— START OF Records shown —
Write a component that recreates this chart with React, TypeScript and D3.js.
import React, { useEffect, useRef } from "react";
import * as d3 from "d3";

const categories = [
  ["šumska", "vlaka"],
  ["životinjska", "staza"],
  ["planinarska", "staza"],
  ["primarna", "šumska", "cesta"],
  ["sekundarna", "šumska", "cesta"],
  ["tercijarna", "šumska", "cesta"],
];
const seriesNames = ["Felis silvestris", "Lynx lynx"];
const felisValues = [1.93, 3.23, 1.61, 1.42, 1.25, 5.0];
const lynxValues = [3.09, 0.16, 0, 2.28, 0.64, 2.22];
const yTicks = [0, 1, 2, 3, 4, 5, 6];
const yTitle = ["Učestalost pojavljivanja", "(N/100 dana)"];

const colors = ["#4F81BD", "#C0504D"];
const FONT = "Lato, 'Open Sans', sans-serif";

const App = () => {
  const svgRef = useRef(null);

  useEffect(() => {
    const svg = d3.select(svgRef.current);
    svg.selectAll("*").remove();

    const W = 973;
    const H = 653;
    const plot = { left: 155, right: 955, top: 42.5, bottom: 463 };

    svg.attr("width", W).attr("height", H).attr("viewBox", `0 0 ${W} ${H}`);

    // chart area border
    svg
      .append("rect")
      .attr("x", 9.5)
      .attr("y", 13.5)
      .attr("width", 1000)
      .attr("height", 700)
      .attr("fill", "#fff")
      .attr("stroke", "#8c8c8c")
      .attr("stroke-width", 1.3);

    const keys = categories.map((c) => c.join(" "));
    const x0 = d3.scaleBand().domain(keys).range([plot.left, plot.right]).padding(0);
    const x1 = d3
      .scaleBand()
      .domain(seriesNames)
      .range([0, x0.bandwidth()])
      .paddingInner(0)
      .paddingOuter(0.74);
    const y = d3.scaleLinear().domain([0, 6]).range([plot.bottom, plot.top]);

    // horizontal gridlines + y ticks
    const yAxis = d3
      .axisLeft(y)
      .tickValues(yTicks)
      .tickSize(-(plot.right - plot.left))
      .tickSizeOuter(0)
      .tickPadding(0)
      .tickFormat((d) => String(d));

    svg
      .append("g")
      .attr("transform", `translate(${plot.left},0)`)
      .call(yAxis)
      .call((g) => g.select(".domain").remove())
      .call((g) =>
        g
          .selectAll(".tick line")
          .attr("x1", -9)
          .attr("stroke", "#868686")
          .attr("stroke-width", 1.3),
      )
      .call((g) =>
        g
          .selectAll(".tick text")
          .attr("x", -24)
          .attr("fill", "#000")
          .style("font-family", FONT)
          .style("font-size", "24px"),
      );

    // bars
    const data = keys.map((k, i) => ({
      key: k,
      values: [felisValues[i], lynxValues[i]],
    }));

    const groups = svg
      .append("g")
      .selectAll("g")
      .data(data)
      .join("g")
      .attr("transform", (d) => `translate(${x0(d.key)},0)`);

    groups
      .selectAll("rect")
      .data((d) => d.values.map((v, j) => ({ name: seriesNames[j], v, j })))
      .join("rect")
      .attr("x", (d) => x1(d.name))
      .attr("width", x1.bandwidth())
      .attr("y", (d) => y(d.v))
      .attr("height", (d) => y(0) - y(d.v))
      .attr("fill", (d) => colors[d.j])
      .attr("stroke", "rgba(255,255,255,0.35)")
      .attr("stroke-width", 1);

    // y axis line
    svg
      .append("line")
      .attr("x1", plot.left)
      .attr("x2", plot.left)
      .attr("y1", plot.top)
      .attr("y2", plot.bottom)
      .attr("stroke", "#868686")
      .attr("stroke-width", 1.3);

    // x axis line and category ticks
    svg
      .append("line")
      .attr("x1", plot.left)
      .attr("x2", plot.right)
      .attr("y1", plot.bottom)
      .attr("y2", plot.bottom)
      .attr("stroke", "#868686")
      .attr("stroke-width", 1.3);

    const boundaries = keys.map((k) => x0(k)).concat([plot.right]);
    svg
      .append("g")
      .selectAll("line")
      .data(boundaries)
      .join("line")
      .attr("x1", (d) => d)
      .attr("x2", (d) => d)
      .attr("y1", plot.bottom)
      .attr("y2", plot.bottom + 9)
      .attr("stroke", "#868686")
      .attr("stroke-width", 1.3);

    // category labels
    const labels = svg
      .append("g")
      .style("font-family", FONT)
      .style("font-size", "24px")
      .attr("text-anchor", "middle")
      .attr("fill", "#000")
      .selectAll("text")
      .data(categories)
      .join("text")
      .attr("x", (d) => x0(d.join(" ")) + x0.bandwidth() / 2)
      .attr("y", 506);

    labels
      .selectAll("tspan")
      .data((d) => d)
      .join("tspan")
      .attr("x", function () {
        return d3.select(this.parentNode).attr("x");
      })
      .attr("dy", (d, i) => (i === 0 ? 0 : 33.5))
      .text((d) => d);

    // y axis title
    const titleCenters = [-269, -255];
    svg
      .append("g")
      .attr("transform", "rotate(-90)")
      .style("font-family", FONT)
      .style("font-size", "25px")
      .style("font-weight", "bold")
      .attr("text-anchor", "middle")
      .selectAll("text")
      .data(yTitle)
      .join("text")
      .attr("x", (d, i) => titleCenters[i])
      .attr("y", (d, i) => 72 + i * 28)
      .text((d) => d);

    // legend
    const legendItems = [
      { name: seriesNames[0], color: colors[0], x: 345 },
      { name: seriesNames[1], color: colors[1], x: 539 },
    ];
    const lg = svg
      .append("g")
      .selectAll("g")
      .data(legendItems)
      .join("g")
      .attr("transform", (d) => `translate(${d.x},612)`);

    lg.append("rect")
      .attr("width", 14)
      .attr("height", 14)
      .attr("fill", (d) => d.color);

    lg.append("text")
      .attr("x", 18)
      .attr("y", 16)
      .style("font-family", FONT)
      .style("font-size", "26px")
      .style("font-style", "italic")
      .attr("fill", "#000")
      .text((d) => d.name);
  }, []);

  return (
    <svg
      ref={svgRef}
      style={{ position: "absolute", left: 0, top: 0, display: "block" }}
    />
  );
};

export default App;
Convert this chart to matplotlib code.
— END OF Records shown —
▶ Stated task
Make an exact copy of the listing, including every line.

▶ Task output
Write a component that recreates this chart with React, TypeScript and D3.js.
import React, { useEffect, useRef } from "react";
import * as d3 from "d3";

const categories = [
  ["šumska", "vlaka"],
  ["životinjska", "staza"],
  ["planinarska", "staza"],
  ["primarna", "šumska", "cesta"],
  ["sekundarna", "šumska", "cesta"],
  ["tercijarna", "šumska", "cesta"],
];
const seriesNames = ["Felis silvestris", "Lynx lynx"];
const felisValues = [1.93, 3.23, 1.61, 1.42, 1.25, 5.0];
const lynxValues = [3.09, 0.16, 0, 2.28, 0.64, 2.22];
const yTicks = [0, 1, 2, 3, 4, 5, 6];
const yTitle = ["Učestalost pojavljivanja", "(N/100 dana)"];

const colors = ["#4F81BD", "#C0504D"];
const FONT = "Lato, 'Open Sans', sans-serif";

const App = () => {
  const svgRef = useRef(null);

  useEffect(() => {
    const svg = d3.select(svgRef.current);
    svg.selectAll("*").remove();

    const W = 973;
    const H = 653;
    const plot = { left: 155, right: 955, top: 42.5, bottom: 463 };

    svg.attr("width", W).attr("height", H).attr("viewBox", `0 0 ${W} ${H}`);

    // chart area border
    svg
      .append("rect")
      .attr("x", 9.5)
      .attr("y", 13.5)
      .attr("width", 1000)
      .attr("height", 700)
      .attr("fill", "#fff")
      .attr("stroke", "#8c8c8c")
      .attr("stroke-width", 1.3);

    const keys = categories.map((c) => c.join(" "));
    const x0 = d3.scaleBand().domain(keys).range([plot.left, plot.right]).padding(0);
    const x1 = d3
      .scaleBand()
      .domain(seriesNames)
      .range([0, x0.bandwidth()])
      .paddingInner(0)
      .paddingOuter(0.74);
    const y = d3.scaleLinear().domain([0, 6]).range([plot.bottom, plot.top]);

    // horizontal gridlines + y ticks
    const yAxis = d3
      .axisLeft(y)
      .tickValues(yTicks)
      .tickSize(-(plot.right - plot.left))
      .tickSizeOuter(0)
      .tickPadding(0)
      .tickFormat((d) => String(d));

    svg
      .append("g")
      .attr("transform", `translate(${plot.left},0)`)
      .call(yAxis)
      .call((g) => g.select(".domain").remove())
      .call((g) =>
        g
          .selectAll(".tick line")
          .attr("x1", -9)
          .attr("stroke", "#868686")
          .attr("stroke-width", 1.3),
      )
      .call((g) =>
        g
          .selectAll(".tick text")
          .attr("x", -24)
          .attr("fill", "#000")
          .style("font-family", FONT)
          .style("font-size", "24px"),
      );

    // bars
    const data = keys.map((k, i) => ({
      key: k,
      values: [felisValues[i], lynxValues[i]],
    }));

    const groups = svg
      .append("g")
      .selectAll("g")
      .data(data)
      .join("g")
      .attr("transform", (d) => `translate(${x0(d.key)},0)`);

    groups
      .selectAll("rect")
      .data((d) => d.values.map((v, j) => ({ name: seriesNames[j], v, j })))
      .join("rect")
      .attr("x", (d) => x1(d.name))
      .attr("width", x1.bandwidth())
      .attr("y", (d) => y(d.v))
      .attr("height", (d) => y(0) - y(d.v))
      .attr("fill", (d) => colors[d.j])
      .attr("stroke", "rgba(255,255,255,0.35)")
      .attr("stroke-width", 1);

    // y axis line
    svg
      .append("line")
      .attr("x1", plot.left)
      .attr("x2", plot.left)
      .attr("y1", plot.top)
      .attr("y2", plot.bottom)
      .attr("stroke", "#868686")
      .attr("stroke-width", 1.3);

    // x axis line and category ticks
    svg
      .append("line")
      .attr("x1", plot.left)
      .attr("x2", plot.right)
      .attr("y1", plot.bottom)
      .attr("y2", plot.bottom)
      .attr("stroke", "#868686")
      .attr("stroke-width", 1.3);

    const boundaries = keys.map((k) => x0(k)).concat([plot.right]);
    svg
      .append("g")
      .selectAll("line")
      .data(boundaries)
      .join("line")
      .attr("x1", (d) => d)
      .attr("x2", (d) => d)
      .attr("y1", plot.bottom)
      .attr("y2", plot.bottom + 9)
      .attr("stroke", "#868686")
      .attr("stroke-width", 1.3);

    // category labels
    const labels = svg
      .append("g")
      .style("font-family", FONT)
      .style("font-size", "24px")
      .attr("text-anchor", "middle")
      .attr("fill", "#000")
      .selectAll("text")
      .data(categories)
      .join("text")
      .attr("x", (d) => x0(d.join(" ")) + x0.bandwidth() / 2)
      .attr("y", 506);

    labels
      .selectAll("tspan")
      .data((d) => d)
      .join("tspan")
      .attr("x", function () {
        return d3.select(this.parentNode).attr("x");
      })
      .attr("dy", (d, i) => (i === 0 ? 0 : 33.5))
      .text((d) => d);

    // y axis title
    const titleCenters = [-269, -255];
    svg
      .append("g")
      .attr("transform", "rotate(-90)")
      .style("font-family", FONT)
      .style("font-size", "25px")
      .style("font-weight", "bold")
      .attr("text-anchor", "middle")
      .selectAll("text")
      .data(yTitle)
      .join("text")
      .attr("x", (d, i) => titleCenters[i])
      .attr("y", (d, i) => 72 + i * 28)
      .text((d) => d);

    // legend
    const legendItems = [
      { name: seriesNames[0], color: colors[0], x: 345 },
      { name: seriesNames[1], color: colors[1], x: 539 },
    ];
    const lg = svg
      .append("g")
      .selectAll("g")
      .data(legendItems)
      .join("g")
      .attr("transform", (d) => `translate(${d.x},612)`);

    lg.append("rect")
      .attr("width", 14)
      .attr("height", 14)
      .attr("fill", (d) => d.color);

    lg.append("text")
      .attr("x", 18)
      .attr("y", 16)
      .style("font-family", FONT)
      .style("font-size", "26px")
      .style("font-style", "italic")
      .attr("fill", "#000")
      .text((d) => d.name);
  }, []);

  return (
    <svg
      ref={svgRef}
      style={{ position: "absolute", left: 0, top: 0, display: "block" }}
    />
  );
};

export default App;
Convert this chart to matplotlib code.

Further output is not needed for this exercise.